# [Wet Thumb Forum]-120 Gallon Angel Tank picture on 10-18



## ddaquaria (Nov 12, 2004)

I had just added the java moss, and the pennywort has not grown completely. Just wanted to share.


----------



## ddaquaria (Nov 12, 2004)

I had just added the java moss, and the pennywort has not grown completely. Just wanted to share.


----------



## Phil Edwards (Jan 22, 2004)

BigD,

That's awesome man! I love the dark overgrown feel of the tank. That's killer wood too, those angels must love it. I really like how it's reaching across the tank like that. I'm a big fan of branchy, fingery, wood and that piece takes the cake. I can't wait to see it with a nice moss coating. Do you plan on keeping it closely trimmed or are you going to let it grow out some?

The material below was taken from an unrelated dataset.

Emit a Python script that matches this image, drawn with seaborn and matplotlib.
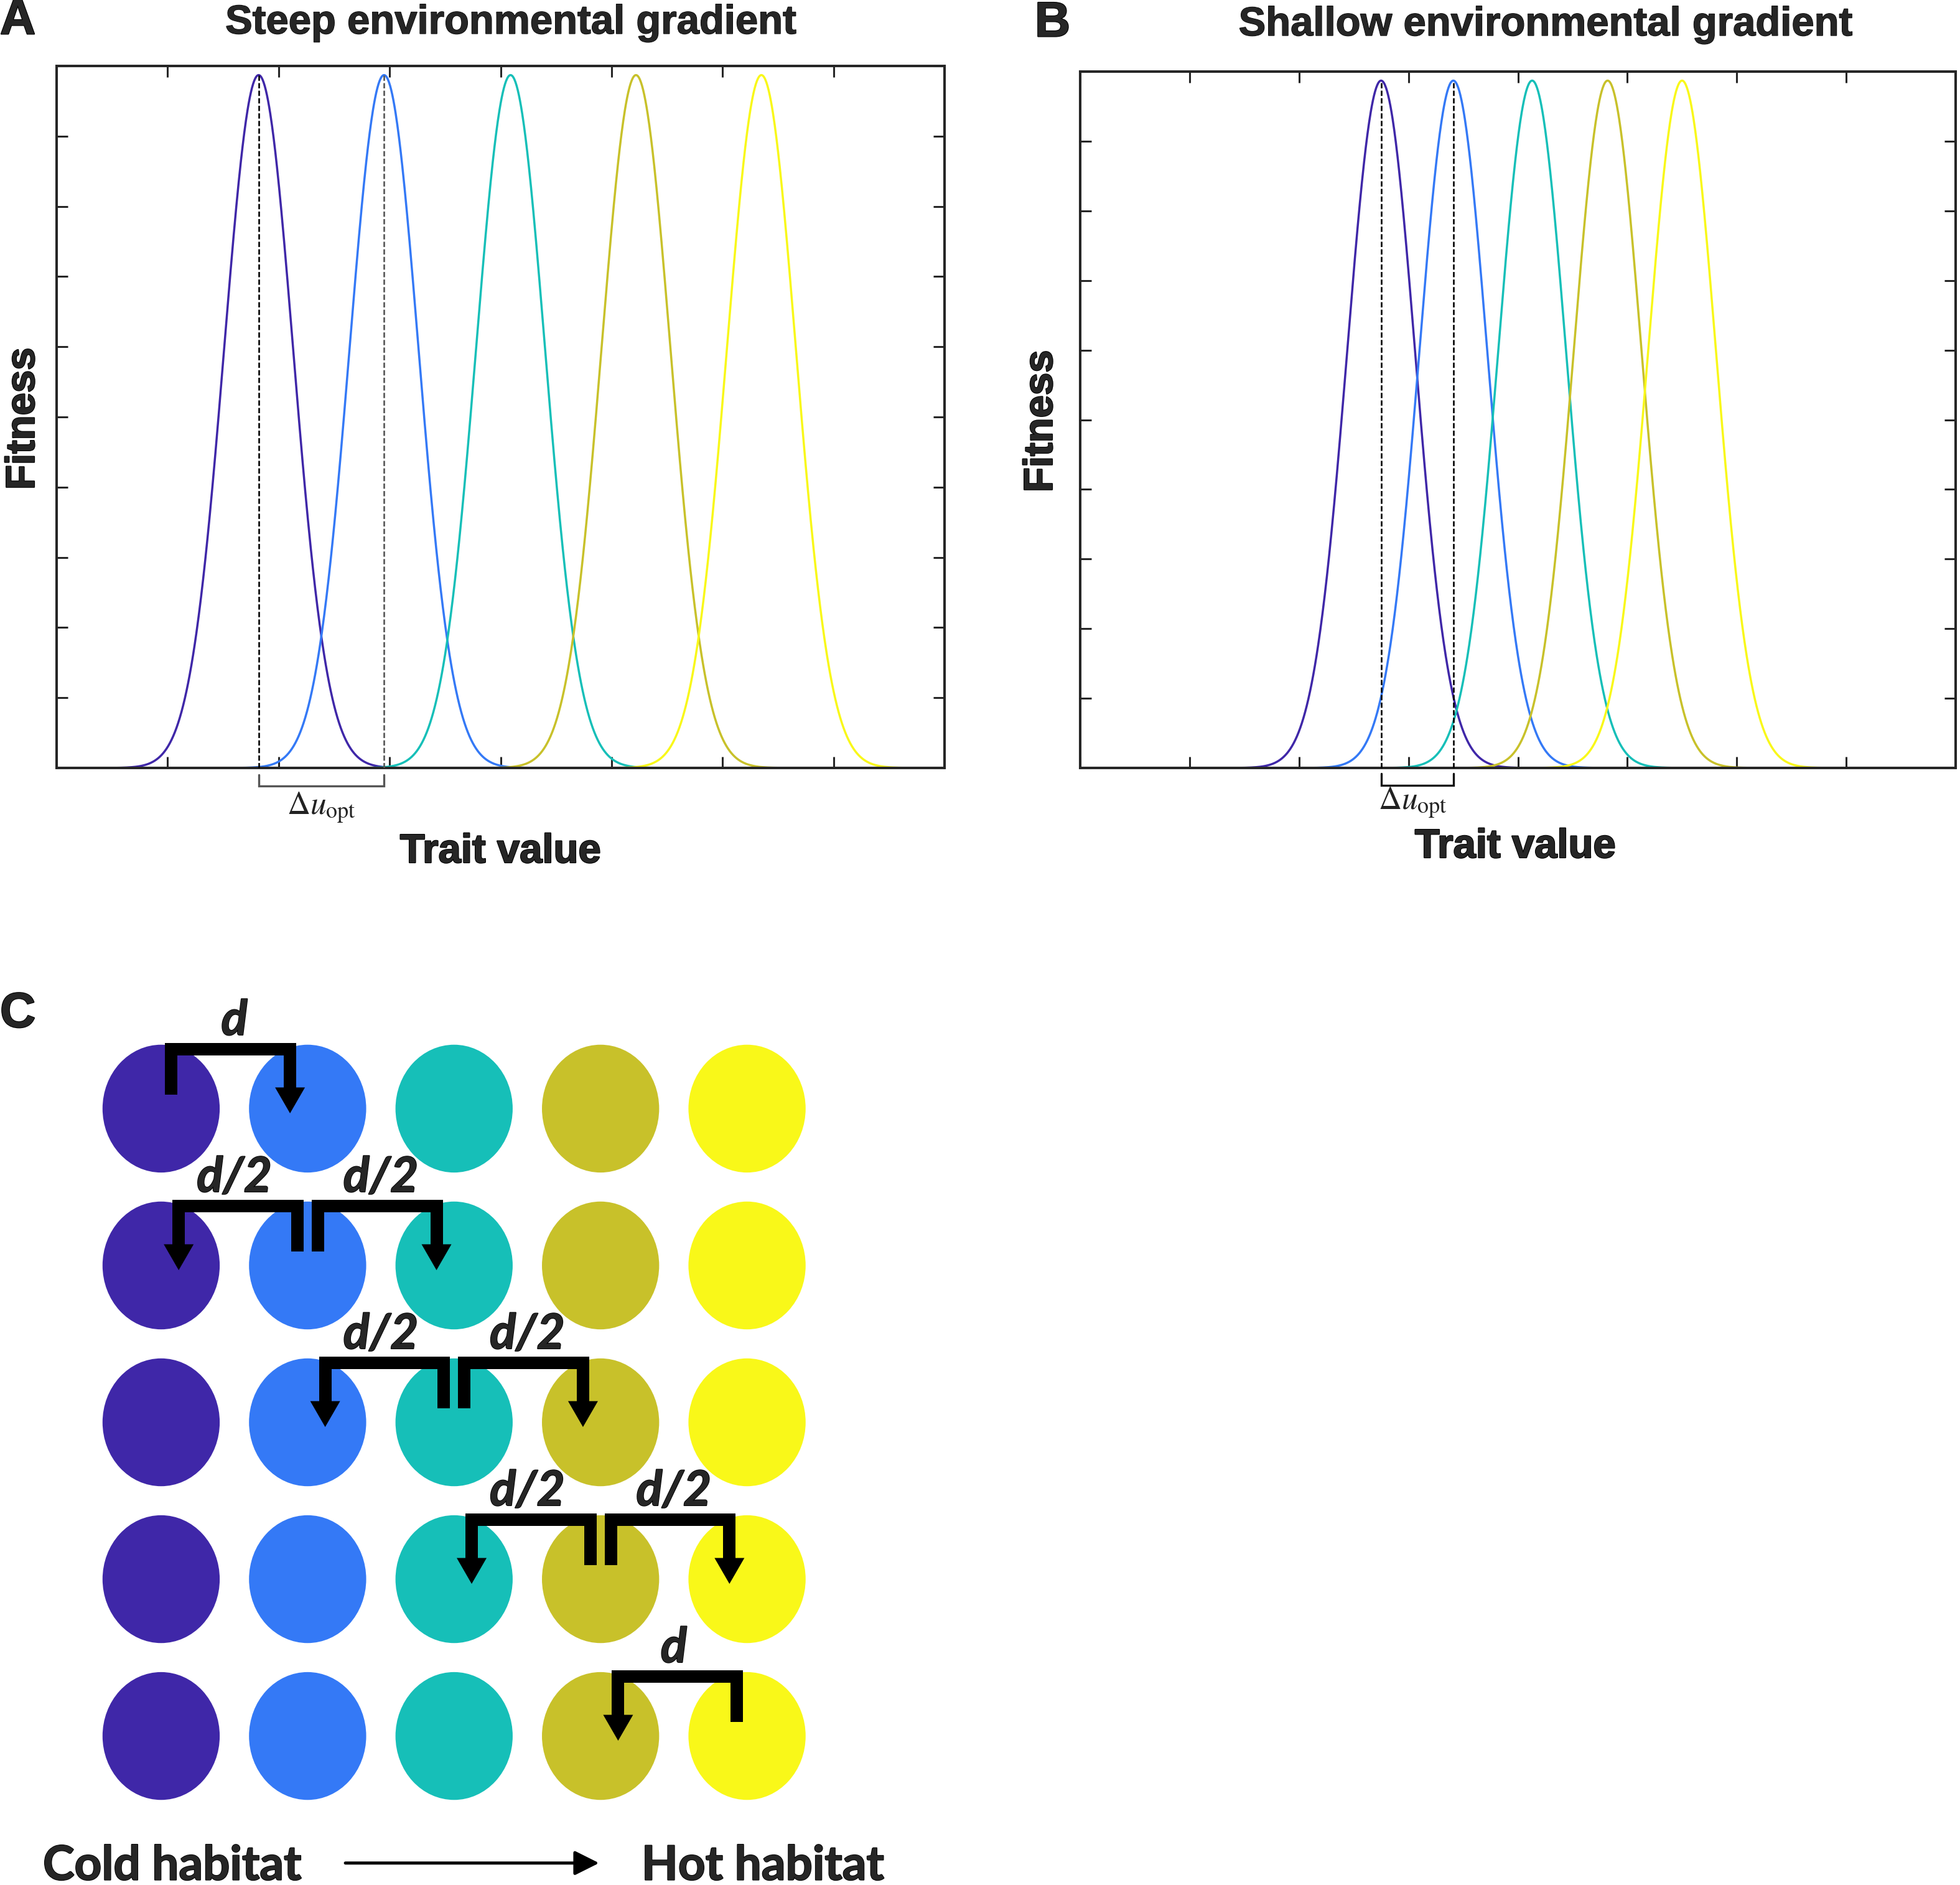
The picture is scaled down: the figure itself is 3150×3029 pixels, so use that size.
import numpy as np
import pandas as pd
import seaborn as sns
import matplotlib.pyplot as plt
import matplotlib.patheffects as pe
from matplotlib.patches import Ellipse

# figure size in pixels (dpi 100)
W, H = 3150, 3029

# five habitats, cold -> hot
habitats = ["1", "2", "3", "4", "5"]
colors = ["#3F27A8", "#3479F6", "#16BFB8", "#C8C12A", "#F9F819"]

# trait optima (x axis runs 0..8)
optima_steep = [1.82, 2.95, 4.09, 5.22, 6.35]
optima_shallow = [2.75, 3.41, 4.13, 4.82, 5.50]
peak_fitness = 0.987
fitness_sd = 0.31

x_ticks = [0, 1, 2, 3, 4, 5, 6, 7, 8]
y_ticks = [0, 0.1, 0.2, 0.3, 0.4, 0.5, 0.6, 0.7, 0.8, 0.9, 1.0]

# panel C: dispersal per row (from habitat, to habitat, label)
moves = [
    [(0, 1, "d")],
    [(1, 0, "d/2"), (1, 2, "d/2")],
    [(2, 1, "d/2"), (2, 3, "d/2")],
    [(3, 2, "d/2"), (3, 4, "d/2")],
    [(4, 3, "d")],
]


def px_rect(x0, y0, x1, y1):
    return [x0 / W, 1 - y1 / H, (x1 - x0) / W, (y1 - y0) / H]


def fitness_table(optima):
    trait = np.linspace(0, 8, 1601)
    rows = []
    for hab, opt in zip(habitats, optima):
        fit = peak_fitness * np.exp(-(trait - opt) ** 2 / (2 * fitness_sd ** 2))
        rows.append(pd.DataFrame({"trait": trait, "fitness": fit, "habitat": hab}))
    return pd.concat(rows, ignore_index=True)


sns.set_theme(style="white")
plt.rcParams["font.family"] = ["Liberation Sans", "DejaVu Sans"]
plt.rcParams["mathtext.fontset"] = "stix"

fig = plt.figure(figsize=(W / 100, H / 100), dpi=100)
heavy = [pe.withStroke(linewidth=1.6, foreground="black")]
medium = [pe.withStroke(linewidth=1.0, foreground="black")]


def fitness_panel(rect, optima, title, title_xy, brk, brk_color, dash2_color,
                  du_xy, letter, letter_xy, fit_xy, trait_xy):
    ax = fig.add_axes(px_rect(*rect))
    df = fitness_table(optima)
    sns.lineplot(data=df, x="trait", y="fitness", hue="habitat", palette=colors,
                 legend=False, ax=ax, linewidth=2.5, errorbar=None)
    ax.set_xlim(0, 8)
    ax.set_ylim(0, 1)
    ax.set_xticks(x_ticks)
    ax.set_yticks(y_ticks)
    ax.tick_params(direction="in", length=13, width=2.2, color="#262626",
                   top=True, right=True, bottom=True, left=True,
                   labelbottom=False, labelleft=False)
    for s in ax.spines.values():
        s.set_linewidth(2.9)
        s.set_color("#262626")
    ax.set_xlabel("")
    ax.set_ylabel("")

    # dashed lines at the first two optima
    ax.plot([optima[0], optima[0]], [0, peak_fitness], color="black",
            lw=1.9, ls=(0, (3.2, 1.4)), zorder=3)
    ax.plot([optima[1], optima[1]], [0, peak_fitness], color=dash2_color,
            lw=1.9, ls=(0, (3.2, 1.4)), zorder=3)

    # bracket for delta u_opt
    ax.plot([optima[0], optima[0], optima[1], optima[1]],
            [brk[0], brk[1], brk[1], brk[0]], color=brk_color, lw=2.4,
            clip_on=False, solid_joinstyle="miter")
    fig.text(du_xy[0] / W, 1 - du_xy[1] / H, r"$\Delta u_{\rm opt}$",
             fontsize=37, ha="center", va="center", color="#222222")

    fig.text(title_xy[0] / W, 1 - title_xy[1] / H, title, fontsize=47,
             fontweight="bold", ha="center", va="center", path_effects=medium)
    fig.text(letter_xy[0] / W, 1 - letter_xy[1] / H, letter, fontsize=57,
             fontweight="bold", ha="left", va="center", path_effects=heavy)
    fig.text(fit_xy[0] / W, 1 - fit_xy[1] / H, "Fitness", fontsize=47,
             fontweight="bold", rotation=90, ha="center", va="center",
             path_effects=heavy)
    fig.text(trait_xy[0] / W, 1 - trait_xy[1] / H, "Trait value", fontsize=47,
             fontweight="bold", ha="center", va="baseline", path_effects=heavy)
    return ax


fitness_panel((91, 106, 1518, 1234), optima_steep, "Steep environmental gradient",
              (820, 37), (-0.010, -0.026), "#555555", "#555555",
              (516, 1298), "A", (0, 34), (38, 673), (804, 1386))
fitness_panel((1736, 115, 3143, 1234), optima_shallow, "Shallow environmental gradient",
              (2483, 40), (-0.008, -0.025), "#111111", "black",
              (2270, 1290), "B", (1663, 38), (1674, 677), (2435, 1378))

# ---- panel C ----
axc = fig.add_axes(px_rect(0, 1542, 1436, 3029))
axc.set_xlim(-1.1, 5.0)
axc.set_ylim(4.95, -0.95)
axc.axis("off")

for r in range(len(moves)):
    for h in range(len(habitats)):
        axc.add_patch(Ellipse((h, r), 0.80, 0.815, facecolor=colors[h], lw=0))

bar_y, stem_bot, tip, head_len, head_half = -0.38, -0.09, 0.03, 0.165, 0.102
for r, row in enumerate(moves):
    for src, dst, lab in row:
        step = np.sign(dst - src)
        sx = src + 0.07 * step
        tx = dst - 0.12 * step
        axc.plot([sx, sx, tx, tx],
                 [r + stem_bot, r + bar_y, r + bar_y, r + tip - head_len + 0.01],
                 color="black", lw=14.4, solid_joinstyle="miter",
                 solid_capstyle="butt", zorder=4)
        axc.fill([tx - head_half, tx + head_half, tx],
                 [r + tip - head_len, r + tip - head_len, r + tip],
                 color="black", lw=0, zorder=4)
        axc.text((src + dst) / 2, r - 0.47, lab, fontsize=56, fontweight="bold",
                 fontstyle="italic", family=["Lato", "DejaVu Sans"],
                 ha="center", va="baseline", zorder=5,
                 path_effects=[pe.withStroke(linewidth=1.4, foreground="black")])

hab_fx = [pe.withStroke(linewidth=1.4, foreground="black")]
axc.text(-0.807, 4.917, "Cold habitat", fontsize=55, fontweight="bold",
         family=["Lato", "DejaVu Sans"], ha="left", va="baseline", clip_on=False,
         path_effects=hab_fx)
axc.text(4.934, 4.917, "Hot habitat", fontsize=55, fontweight="bold",
         family=["Lato", "DejaVu Sans"], ha="right", va="baseline", clip_on=False,
         path_effects=hab_fx)
axc.annotate("", xy=(2.99, 4.81), xytext=(1.258, 4.81),
             arrowprops=dict(arrowstyle="-|>,head_length=0.6,head_width=0.3",
                             mutation_scale=40, lw=3.6, color="black",
                             shrinkA=0, shrinkB=0))
fig.text(0 / W, 1 - 1630 / H, "C", fontsize=57, fontweight="bold",
         ha="left", va="center", path_effects=heavy)

fig.savefig("out.png", dpi=100, facecolor="white")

Is that anubias covering the right foreground?

Best,
Phil


----------



## kherman (Apr 7, 2003)

That is truely a beautiful tank!

Could you post a list of all the plants and their locations for me/us?

------------------------------
Karl's Parts And Construction Journal


----------



## ddaquaria (Nov 12, 2004)

> quote:
> 
> Originally posted by Phil Edwards:
> Do you plan on keeping it closely trimmed or are you going to let it grow out some?
> ...


I seem to have the most difficult time growing java moss to my liking - usually it get eaten by something in the tank and I say forget it. I am wanting to let it attach then I will start trimming it a little.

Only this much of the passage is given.